Problem to work on:
Write out again, exactly as they appear, the lines from the line with "Give me the" through the line with "const chart = echarts.init(document.getElementById('chart'));". Do not include any pictures.
[Items start]
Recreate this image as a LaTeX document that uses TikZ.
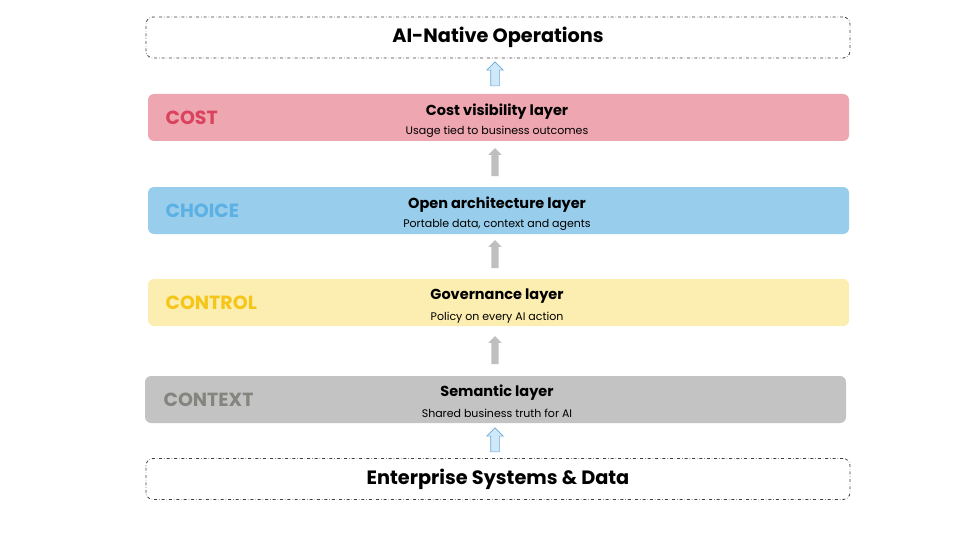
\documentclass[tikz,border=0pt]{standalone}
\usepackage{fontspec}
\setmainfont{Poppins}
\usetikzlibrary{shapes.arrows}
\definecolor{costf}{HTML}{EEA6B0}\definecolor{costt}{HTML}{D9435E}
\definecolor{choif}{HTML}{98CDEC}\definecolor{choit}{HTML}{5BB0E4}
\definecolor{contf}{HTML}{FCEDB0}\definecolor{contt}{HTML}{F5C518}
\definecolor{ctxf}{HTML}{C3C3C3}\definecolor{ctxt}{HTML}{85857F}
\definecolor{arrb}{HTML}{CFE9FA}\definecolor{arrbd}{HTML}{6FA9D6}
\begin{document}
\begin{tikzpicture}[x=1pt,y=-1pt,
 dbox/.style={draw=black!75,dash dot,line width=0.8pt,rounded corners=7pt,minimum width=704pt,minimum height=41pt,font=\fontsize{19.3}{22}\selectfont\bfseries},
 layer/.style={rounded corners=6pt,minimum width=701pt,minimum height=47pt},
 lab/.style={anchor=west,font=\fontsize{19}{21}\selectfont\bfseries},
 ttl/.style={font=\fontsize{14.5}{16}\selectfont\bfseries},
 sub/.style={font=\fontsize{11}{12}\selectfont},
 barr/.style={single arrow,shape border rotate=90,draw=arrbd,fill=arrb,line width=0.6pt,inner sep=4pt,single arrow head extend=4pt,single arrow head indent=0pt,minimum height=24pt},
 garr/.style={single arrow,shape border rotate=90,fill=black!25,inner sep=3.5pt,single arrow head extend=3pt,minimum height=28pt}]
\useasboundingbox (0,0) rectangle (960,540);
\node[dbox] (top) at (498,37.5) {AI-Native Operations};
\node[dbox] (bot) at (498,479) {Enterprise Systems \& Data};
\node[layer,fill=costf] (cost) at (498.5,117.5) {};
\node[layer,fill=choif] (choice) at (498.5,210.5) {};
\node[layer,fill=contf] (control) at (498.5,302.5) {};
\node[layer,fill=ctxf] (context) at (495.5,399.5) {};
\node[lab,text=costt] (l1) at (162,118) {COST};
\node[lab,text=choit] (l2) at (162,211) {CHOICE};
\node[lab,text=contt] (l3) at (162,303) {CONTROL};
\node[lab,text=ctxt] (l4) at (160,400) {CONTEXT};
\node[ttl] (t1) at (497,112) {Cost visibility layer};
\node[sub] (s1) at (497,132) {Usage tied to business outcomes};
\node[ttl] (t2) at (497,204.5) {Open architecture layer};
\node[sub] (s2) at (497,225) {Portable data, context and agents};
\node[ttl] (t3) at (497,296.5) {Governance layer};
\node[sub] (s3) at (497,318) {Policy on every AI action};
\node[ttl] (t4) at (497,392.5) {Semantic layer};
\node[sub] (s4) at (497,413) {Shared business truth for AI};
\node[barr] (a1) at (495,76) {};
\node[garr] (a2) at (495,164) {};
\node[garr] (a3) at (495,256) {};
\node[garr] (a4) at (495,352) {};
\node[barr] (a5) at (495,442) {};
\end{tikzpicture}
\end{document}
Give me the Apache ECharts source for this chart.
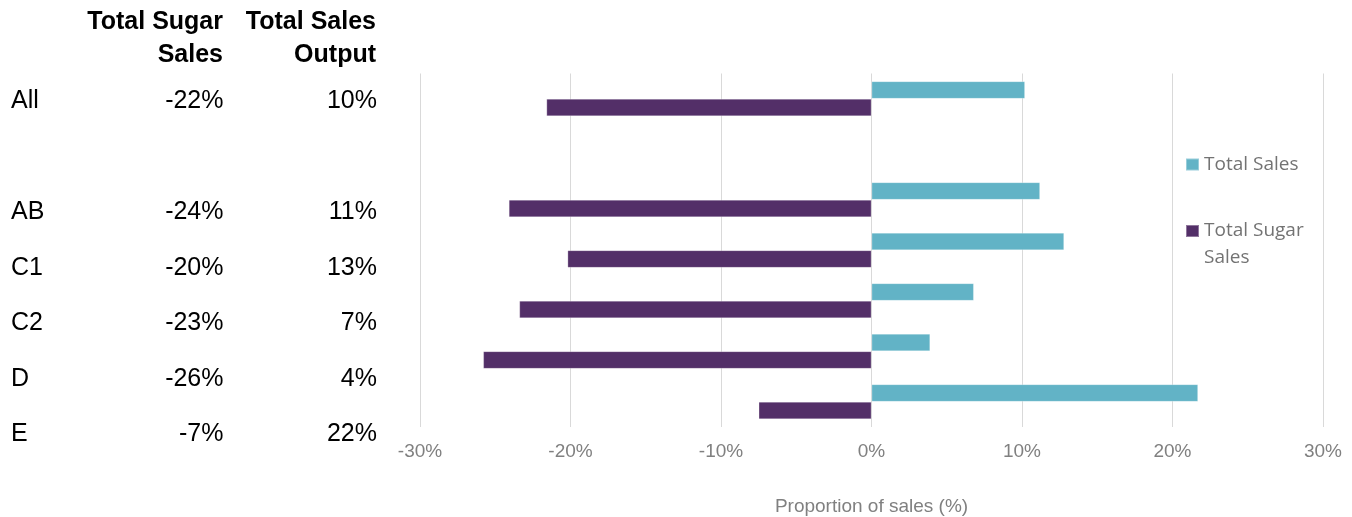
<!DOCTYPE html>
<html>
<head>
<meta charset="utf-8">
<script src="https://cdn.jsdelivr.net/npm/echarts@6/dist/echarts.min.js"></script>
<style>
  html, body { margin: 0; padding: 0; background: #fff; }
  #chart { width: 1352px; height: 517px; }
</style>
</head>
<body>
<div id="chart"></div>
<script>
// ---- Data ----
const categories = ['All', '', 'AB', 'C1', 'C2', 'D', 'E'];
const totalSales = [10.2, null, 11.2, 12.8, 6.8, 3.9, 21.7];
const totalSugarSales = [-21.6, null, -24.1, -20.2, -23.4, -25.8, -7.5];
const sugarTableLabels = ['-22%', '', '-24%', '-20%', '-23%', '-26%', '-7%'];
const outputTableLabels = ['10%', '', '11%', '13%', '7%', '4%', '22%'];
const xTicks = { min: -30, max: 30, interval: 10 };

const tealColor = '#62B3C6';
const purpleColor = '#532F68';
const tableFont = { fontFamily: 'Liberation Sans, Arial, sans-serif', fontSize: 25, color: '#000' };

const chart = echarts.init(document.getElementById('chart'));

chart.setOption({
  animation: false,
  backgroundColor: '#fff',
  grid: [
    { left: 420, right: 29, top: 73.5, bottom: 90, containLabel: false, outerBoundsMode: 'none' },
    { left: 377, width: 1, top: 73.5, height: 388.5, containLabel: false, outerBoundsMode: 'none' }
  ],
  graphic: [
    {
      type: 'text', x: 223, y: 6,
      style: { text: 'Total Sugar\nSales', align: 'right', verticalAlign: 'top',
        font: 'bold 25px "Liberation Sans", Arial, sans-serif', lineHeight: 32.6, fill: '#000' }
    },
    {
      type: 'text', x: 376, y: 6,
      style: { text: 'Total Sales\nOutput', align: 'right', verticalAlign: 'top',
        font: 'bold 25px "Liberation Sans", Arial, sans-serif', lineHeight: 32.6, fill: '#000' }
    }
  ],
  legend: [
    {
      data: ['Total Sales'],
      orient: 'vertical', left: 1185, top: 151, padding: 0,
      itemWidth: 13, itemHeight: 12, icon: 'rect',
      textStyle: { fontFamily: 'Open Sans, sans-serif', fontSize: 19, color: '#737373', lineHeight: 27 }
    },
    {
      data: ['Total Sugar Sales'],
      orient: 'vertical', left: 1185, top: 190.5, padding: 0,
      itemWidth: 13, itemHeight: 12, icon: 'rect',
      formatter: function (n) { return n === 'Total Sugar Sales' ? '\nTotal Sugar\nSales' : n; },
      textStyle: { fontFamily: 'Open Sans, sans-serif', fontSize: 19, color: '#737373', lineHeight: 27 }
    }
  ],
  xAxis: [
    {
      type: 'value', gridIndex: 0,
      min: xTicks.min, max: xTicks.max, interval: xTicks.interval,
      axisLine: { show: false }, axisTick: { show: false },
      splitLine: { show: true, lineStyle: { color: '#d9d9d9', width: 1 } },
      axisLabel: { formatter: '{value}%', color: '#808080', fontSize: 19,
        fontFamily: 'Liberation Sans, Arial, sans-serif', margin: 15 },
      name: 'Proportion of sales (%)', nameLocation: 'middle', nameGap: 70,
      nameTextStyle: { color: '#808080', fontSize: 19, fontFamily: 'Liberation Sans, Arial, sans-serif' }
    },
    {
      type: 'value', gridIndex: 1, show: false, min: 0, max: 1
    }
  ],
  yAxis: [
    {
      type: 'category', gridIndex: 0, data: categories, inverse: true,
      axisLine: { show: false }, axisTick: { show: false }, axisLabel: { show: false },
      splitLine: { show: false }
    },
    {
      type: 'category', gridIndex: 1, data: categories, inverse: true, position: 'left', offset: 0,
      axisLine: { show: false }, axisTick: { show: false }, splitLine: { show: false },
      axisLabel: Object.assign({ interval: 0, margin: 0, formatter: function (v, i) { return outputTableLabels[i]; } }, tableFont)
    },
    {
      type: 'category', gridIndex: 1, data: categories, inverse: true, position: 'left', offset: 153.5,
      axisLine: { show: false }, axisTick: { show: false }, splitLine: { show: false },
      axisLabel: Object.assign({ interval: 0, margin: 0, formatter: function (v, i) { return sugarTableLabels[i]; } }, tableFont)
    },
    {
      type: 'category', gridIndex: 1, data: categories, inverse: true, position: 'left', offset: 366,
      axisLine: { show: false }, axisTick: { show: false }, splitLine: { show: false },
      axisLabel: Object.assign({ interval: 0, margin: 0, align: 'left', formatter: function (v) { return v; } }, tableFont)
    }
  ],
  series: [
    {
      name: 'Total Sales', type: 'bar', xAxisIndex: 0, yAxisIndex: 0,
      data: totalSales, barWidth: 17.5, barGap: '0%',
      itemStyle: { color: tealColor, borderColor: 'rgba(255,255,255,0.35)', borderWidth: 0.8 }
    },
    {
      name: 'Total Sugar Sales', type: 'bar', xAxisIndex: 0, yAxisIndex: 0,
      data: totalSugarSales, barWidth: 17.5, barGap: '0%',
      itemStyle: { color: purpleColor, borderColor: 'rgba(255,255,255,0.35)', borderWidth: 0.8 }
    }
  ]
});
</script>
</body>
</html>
[Items end]
[Items start]
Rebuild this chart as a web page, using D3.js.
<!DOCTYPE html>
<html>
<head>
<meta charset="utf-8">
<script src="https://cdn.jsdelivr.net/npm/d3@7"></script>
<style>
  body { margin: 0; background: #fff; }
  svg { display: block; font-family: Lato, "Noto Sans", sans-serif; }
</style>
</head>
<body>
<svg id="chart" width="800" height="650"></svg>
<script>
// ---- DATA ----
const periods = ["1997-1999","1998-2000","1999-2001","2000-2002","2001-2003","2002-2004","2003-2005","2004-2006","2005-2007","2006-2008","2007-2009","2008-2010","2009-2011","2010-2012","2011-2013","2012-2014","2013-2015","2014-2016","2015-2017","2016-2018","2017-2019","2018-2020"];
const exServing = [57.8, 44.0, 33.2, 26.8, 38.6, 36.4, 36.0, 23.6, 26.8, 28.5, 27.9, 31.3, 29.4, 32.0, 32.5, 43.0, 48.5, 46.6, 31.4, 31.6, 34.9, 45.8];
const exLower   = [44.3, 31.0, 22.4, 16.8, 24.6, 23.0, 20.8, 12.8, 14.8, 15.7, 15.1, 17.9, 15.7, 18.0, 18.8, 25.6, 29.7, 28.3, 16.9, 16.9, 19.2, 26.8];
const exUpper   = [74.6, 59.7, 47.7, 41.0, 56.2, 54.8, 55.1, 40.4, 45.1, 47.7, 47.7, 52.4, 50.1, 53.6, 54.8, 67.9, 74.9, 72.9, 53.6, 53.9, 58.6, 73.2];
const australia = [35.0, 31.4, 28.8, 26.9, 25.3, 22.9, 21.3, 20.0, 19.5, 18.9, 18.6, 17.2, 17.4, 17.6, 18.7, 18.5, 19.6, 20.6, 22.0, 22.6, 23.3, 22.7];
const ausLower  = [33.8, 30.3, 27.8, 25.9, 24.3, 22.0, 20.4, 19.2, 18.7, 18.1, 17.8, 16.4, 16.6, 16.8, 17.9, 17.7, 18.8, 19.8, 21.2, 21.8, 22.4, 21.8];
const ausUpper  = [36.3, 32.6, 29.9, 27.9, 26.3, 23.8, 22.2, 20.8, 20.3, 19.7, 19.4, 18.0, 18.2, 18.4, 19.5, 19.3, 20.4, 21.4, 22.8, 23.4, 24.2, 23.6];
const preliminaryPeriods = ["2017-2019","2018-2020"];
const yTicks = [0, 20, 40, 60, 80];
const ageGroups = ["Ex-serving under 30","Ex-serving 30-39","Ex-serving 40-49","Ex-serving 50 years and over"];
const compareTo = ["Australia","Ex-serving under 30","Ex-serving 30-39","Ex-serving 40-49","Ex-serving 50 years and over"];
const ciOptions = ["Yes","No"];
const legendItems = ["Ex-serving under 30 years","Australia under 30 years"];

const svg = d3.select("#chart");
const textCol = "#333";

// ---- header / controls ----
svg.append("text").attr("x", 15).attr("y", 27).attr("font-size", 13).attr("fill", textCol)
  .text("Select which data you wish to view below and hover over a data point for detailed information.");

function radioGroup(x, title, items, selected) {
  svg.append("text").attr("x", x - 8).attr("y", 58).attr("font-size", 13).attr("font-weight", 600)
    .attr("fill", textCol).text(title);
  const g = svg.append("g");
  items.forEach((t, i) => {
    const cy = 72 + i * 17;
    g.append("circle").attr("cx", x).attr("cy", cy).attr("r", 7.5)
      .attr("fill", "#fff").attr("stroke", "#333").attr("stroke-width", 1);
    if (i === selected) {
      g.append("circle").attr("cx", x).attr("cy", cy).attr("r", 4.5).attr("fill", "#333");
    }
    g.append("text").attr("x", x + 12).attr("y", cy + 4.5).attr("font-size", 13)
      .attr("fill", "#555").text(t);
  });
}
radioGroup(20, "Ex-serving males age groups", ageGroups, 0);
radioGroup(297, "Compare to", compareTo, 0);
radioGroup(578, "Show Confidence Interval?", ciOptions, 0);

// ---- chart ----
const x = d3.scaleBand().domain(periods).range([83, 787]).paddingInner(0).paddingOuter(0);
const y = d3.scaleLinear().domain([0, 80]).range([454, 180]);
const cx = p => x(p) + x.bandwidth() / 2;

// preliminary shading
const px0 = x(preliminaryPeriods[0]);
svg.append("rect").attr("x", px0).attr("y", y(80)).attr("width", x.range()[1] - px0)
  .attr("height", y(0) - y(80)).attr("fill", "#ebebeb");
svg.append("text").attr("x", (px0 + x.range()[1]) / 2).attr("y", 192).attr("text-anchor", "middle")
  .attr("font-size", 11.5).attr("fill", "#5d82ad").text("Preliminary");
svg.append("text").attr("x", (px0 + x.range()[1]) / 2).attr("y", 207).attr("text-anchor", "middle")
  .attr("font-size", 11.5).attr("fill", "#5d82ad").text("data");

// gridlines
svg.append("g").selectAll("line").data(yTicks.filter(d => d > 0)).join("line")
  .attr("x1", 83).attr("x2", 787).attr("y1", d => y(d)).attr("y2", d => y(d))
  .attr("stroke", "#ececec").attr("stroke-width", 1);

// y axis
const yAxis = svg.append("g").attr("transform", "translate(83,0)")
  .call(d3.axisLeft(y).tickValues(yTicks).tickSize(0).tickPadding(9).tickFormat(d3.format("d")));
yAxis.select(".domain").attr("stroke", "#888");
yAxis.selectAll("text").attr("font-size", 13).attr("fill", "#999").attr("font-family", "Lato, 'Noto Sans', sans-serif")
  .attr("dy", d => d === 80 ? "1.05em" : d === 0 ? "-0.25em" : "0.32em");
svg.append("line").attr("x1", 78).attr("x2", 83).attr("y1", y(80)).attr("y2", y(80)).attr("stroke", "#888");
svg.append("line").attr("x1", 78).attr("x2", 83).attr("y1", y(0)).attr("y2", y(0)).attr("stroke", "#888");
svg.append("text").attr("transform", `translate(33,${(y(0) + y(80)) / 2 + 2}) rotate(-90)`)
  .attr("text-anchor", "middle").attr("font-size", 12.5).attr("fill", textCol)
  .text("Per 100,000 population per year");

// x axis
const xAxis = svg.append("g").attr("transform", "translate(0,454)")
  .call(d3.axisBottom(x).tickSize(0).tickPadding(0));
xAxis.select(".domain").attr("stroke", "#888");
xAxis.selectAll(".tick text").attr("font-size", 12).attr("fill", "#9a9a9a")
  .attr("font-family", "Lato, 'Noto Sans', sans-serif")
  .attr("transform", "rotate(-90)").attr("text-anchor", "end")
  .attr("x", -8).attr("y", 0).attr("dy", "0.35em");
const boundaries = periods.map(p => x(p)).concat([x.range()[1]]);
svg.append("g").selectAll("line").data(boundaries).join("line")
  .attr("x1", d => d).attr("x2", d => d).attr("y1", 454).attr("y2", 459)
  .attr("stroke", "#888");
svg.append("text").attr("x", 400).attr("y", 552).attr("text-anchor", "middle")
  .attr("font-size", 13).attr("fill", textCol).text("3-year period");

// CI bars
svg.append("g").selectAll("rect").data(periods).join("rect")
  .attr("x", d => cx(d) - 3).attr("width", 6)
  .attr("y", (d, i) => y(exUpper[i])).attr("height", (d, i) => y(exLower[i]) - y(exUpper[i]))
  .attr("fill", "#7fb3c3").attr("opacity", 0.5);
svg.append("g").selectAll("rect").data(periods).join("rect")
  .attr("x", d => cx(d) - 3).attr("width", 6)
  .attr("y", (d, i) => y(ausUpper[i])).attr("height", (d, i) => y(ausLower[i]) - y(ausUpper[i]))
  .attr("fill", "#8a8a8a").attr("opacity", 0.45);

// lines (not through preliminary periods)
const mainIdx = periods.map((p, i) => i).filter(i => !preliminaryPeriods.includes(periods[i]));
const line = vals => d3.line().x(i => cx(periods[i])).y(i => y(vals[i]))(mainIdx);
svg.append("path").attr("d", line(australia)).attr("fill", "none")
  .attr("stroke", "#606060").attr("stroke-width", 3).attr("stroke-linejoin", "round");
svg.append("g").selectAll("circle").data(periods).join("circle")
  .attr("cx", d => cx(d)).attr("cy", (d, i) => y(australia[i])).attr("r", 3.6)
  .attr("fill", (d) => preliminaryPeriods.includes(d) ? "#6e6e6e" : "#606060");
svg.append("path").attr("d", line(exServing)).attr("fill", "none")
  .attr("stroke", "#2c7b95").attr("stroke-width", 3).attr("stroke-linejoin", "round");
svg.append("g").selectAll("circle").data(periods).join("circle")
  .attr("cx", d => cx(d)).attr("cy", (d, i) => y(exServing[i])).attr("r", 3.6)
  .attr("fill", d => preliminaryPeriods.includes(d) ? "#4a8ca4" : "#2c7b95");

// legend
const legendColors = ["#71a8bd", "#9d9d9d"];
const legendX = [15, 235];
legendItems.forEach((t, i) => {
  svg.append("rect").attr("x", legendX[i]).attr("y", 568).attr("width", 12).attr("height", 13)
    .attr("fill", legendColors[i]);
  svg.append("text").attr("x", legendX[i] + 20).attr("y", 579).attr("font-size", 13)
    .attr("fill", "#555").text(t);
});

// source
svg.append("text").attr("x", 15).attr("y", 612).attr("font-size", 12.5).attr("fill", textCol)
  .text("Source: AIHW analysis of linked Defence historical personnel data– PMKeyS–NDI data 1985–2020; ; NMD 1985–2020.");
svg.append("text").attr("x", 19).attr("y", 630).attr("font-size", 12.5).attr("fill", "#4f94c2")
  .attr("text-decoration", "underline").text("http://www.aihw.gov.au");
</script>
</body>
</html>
[Items end]
Finished answer:
Give me the Apache ECharts source for this chart.
<!DOCTYPE html>
<html>
<head>
<meta charset="utf-8">
<script src="https://cdn.jsdelivr.net/npm/echarts@6/dist/echarts.min.js"></script>
<style>
  html, body { margin: 0; padding: 0; background: #fff; }
  #chart { width: 1352px; height: 517px; }
</style>
</head>
<body>
<div id="chart"></div>
<script>
// ---- Data ----
const categories = ['All', '', 'AB', 'C1', 'C2', 'D', 'E'];
const totalSales = [10.2, null, 11.2, 12.8, 6.8, 3.9, 21.7];
const totalSugarSales = [-21.6, null, -24.1, -20.2, -23.4, -25.8, -7.5];
const sugarTableLabels = ['-22%', '', '-24%', '-20%', '-23%', '-26%', '-7%'];
const outputTableLabels = ['10%', '', '11%', '13%', '7%', '4%', '22%'];
const xTicks = { min: -30, max: 30, interval: 10 };

const tealColor = '#62B3C6';
const purpleColor = '#532F68';
const tableFont = { fontFamily: 'Liberation Sans, Arial, sans-serif', fontSize: 25, color: '#000' };

const chart = echarts.init(document.getElementById('chart'));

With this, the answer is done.